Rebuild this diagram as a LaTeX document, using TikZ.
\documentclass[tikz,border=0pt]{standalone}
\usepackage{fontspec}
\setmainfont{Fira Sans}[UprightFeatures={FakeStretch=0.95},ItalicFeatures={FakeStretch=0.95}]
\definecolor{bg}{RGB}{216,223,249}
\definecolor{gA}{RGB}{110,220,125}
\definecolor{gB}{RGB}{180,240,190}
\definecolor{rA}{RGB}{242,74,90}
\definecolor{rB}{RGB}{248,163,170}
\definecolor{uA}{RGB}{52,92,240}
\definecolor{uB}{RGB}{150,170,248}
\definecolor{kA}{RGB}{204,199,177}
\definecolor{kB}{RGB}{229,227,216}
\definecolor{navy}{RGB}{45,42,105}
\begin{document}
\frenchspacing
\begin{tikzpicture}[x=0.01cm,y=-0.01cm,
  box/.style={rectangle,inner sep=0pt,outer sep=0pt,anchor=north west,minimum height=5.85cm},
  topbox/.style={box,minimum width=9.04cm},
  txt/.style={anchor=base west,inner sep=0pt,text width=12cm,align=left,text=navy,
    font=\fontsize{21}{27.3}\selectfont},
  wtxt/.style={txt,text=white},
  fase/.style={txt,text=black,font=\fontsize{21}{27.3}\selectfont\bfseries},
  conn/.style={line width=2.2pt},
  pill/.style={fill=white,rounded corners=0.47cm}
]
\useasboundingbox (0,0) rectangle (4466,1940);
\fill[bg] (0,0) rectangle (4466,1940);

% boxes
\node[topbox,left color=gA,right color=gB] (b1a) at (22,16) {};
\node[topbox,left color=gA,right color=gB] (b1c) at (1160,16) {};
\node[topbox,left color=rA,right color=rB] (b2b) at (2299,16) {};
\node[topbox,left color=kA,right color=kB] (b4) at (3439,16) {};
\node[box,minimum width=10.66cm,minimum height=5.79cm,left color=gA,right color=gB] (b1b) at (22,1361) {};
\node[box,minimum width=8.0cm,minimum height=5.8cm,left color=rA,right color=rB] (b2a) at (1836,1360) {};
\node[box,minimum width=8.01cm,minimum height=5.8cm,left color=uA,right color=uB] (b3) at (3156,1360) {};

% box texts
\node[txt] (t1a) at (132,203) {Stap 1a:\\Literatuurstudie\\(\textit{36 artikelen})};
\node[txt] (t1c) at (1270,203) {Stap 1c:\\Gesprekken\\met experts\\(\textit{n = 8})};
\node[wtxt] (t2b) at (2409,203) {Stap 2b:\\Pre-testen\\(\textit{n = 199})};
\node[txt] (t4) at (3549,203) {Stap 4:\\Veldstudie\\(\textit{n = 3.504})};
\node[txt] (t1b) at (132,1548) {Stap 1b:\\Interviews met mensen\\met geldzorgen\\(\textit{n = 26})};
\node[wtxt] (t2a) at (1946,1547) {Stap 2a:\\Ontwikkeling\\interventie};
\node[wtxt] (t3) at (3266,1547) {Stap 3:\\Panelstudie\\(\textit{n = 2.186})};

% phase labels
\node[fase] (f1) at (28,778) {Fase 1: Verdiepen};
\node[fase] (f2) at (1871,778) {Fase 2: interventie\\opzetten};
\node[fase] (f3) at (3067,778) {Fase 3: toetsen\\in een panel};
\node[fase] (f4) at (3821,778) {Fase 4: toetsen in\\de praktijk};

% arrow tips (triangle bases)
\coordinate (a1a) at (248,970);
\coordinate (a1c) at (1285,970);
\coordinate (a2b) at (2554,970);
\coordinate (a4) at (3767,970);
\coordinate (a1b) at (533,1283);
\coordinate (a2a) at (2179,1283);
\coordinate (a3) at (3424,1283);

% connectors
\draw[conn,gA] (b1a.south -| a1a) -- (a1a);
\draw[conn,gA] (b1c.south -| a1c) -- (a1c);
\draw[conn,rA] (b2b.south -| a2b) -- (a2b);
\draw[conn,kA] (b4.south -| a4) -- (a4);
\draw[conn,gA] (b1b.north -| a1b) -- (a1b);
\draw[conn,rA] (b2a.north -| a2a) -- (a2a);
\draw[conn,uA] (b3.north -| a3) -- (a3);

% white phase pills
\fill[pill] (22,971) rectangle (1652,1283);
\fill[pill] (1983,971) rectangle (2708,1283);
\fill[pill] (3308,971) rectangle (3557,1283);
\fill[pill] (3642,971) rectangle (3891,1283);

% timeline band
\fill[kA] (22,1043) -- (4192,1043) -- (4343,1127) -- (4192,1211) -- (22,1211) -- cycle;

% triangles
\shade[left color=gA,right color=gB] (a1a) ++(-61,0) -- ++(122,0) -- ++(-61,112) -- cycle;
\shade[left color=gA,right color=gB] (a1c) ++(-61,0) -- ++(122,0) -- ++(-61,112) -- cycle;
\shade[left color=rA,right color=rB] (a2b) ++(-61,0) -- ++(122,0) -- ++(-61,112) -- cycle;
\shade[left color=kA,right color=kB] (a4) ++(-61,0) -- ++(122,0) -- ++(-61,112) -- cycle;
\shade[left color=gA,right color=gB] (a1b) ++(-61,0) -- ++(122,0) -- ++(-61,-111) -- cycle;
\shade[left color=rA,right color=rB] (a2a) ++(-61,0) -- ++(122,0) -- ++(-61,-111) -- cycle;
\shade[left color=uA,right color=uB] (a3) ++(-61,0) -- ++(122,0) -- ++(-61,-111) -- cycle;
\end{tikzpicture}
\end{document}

Your goal:
Your task is to output all of the data above word for word.

Response to this exercise:
Rebuild this diagram as a LaTeX document, using TikZ.
\documentclass[tikz,border=0pt]{standalone}
\usepackage{fontspec}
\setmainfont{Fira Sans}[UprightFeatures={FakeStretch=0.95},ItalicFeatures={FakeStretch=0.95}]
\definecolor{bg}{RGB}{216,223,249}
\definecolor{gA}{RGB}{110,220,125}
\definecolor{gB}{RGB}{180,240,190}
\definecolor{rA}{RGB}{242,74,90}
\definecolor{rB}{RGB}{248,163,170}
\definecolor{uA}{RGB}{52,92,240}
\definecolor{uB}{RGB}{150,170,248}
\definecolor{kA}{RGB}{204,199,177}
\definecolor{kB}{RGB}{229,227,216}
\definecolor{navy}{RGB}{45,42,105}
\begin{document}
\frenchspacing
\begin{tikzpicture}[x=0.01cm,y=-0.01cm,
  box/.style={rectangle,inner sep=0pt,outer sep=0pt,anchor=north west,minimum height=5.85cm},
  topbox/.style={box,minimum width=9.04cm},
  txt/.style={anchor=base west,inner sep=0pt,text width=12cm,align=left,text=navy,
    font=\fontsize{21}{27.3}\selectfont},
  wtxt/.style={txt,text=white},
  fase/.style={txt,text=black,font=\fontsize{21}{27.3}\selectfont\bfseries},
  conn/.style={line width=2.2pt},
  pill/.style={fill=white,rounded corners=0.47cm}
]
\useasboundingbox (0,0) rectangle (4466,1940);
\fill[bg] (0,0) rectangle (4466,1940);

% boxes
\node[topbox,left color=gA,right color=gB] (b1a) at (22,16) {};
\node[topbox,left color=gA,right color=gB] (b1c) at (1160,16) {};
\node[topbox,left color=rA,right color=rB] (b2b) at (2299,16) {};
\node[topbox,left color=kA,right color=kB] (b4) at (3439,16) {};
\node[box,minimum width=10.66cm,minimum height=5.79cm,left color=gA,right color=gB] (b1b) at (22,1361) {};
\node[box,minimum width=8.0cm,minimum height=5.8cm,left color=rA,right color=rB] (b2a) at (1836,1360) {};
\node[box,minimum width=8.01cm,minimum height=5.8cm,left color=uA,right color=uB] (b3) at (3156,1360) {};

% box texts
\node[txt] (t1a) at (132,203) {Stap 1a:\\Literatuurstudie\\(\textit{36 artikelen})};
\node[txt] (t1c) at (1270,203) {Stap 1c:\\Gesprekken\\met experts\\(\textit{n = 8})};
\node[wtxt] (t2b) at (2409,203) {Stap 2b:\\Pre-testen\\(\textit{n = 199})};
\node[txt] (t4) at (3549,203) {Stap 4:\\Veldstudie\\(\textit{n = 3.504})};
\node[txt] (t1b) at (132,1548) {Stap 1b:\\Interviews met mensen\\met geldzorgen\\(\textit{n = 26})};
\node[wtxt] (t2a) at (1946,1547) {Stap 2a:\\Ontwikkeling\\interventie};
\node[wtxt] (t3) at (3266,1547) {Stap 3:\\Panelstudie\\(\textit{n = 2.186})};

% phase labels
\node[fase] (f1) at (28,778) {Fase 1: Verdiepen};
\node[fase] (f2) at (1871,778) {Fase 2: interventie\\opzetten};
\node[fase] (f3) at (3067,778) {Fase 3: toetsen\\in een panel};
\node[fase] (f4) at (3821,778) {Fase 4: toetsen in\\de praktijk};

% arrow tips (triangle bases)
\coordinate (a1a) at (248,970);
\coordinate (a1c) at (1285,970);
\coordinate (a2b) at (2554,970);
\coordinate (a4) at (3767,970);
\coordinate (a1b) at (533,1283);
\coordinate (a2a) at (2179,1283);
\coordinate (a3) at (3424,1283);

% connectors
\draw[conn,gA] (b1a.south -| a1a) -- (a1a);
\draw[conn,gA] (b1c.south -| a1c) -- (a1c);
\draw[conn,rA] (b2b.south -| a2b) -- (a2b);
\draw[conn,kA] (b4.south -| a4) -- (a4);
\draw[conn,gA] (b1b.north -| a1b) -- (a1b);
\draw[conn,rA] (b2a.north -| a2a) -- (a2a);
\draw[conn,uA] (b3.north -| a3) -- (a3);

% white phase pills
\fill[pill] (22,971) rectangle (1652,1283);
\fill[pill] (1983,971) rectangle (2708,1283);
\fill[pill] (3308,971) rectangle (3557,1283);
\fill[pill] (3642,971) rectangle (3891,1283);

% timeline band
\fill[kA] (22,1043) -- (4192,1043) -- (4343,1127) -- (4192,1211) -- (22,1211) -- cycle;

% triangles
\shade[left color=gA,right color=gB] (a1a) ++(-61,0) -- ++(122,0) -- ++(-61,112) -- cycle;
\shade[left color=gA,right color=gB] (a1c) ++(-61,0) -- ++(122,0) -- ++(-61,112) -- cycle;
\shade[left color=rA,right color=rB] (a2b) ++(-61,0) -- ++(122,0) -- ++(-61,112) -- cycle;
\shade[left color=kA,right color=kB] (a4) ++(-61,0) -- ++(122,0) -- ++(-61,112) -- cycle;
\shade[left color=gA,right color=gB] (a1b) ++(-61,0) -- ++(122,0) -- ++(-61,-111) -- cycle;
\shade[left color=rA,right color=rB] (a2a) ++(-61,0) -- ++(122,0) -- ++(-61,-111) -- cycle;
\shade[left color=uA,right color=uB] (a3) ++(-61,0) -- ++(122,0) -- ++(-61,-111) -- cycle;
\end{tikzpicture}
\end{document}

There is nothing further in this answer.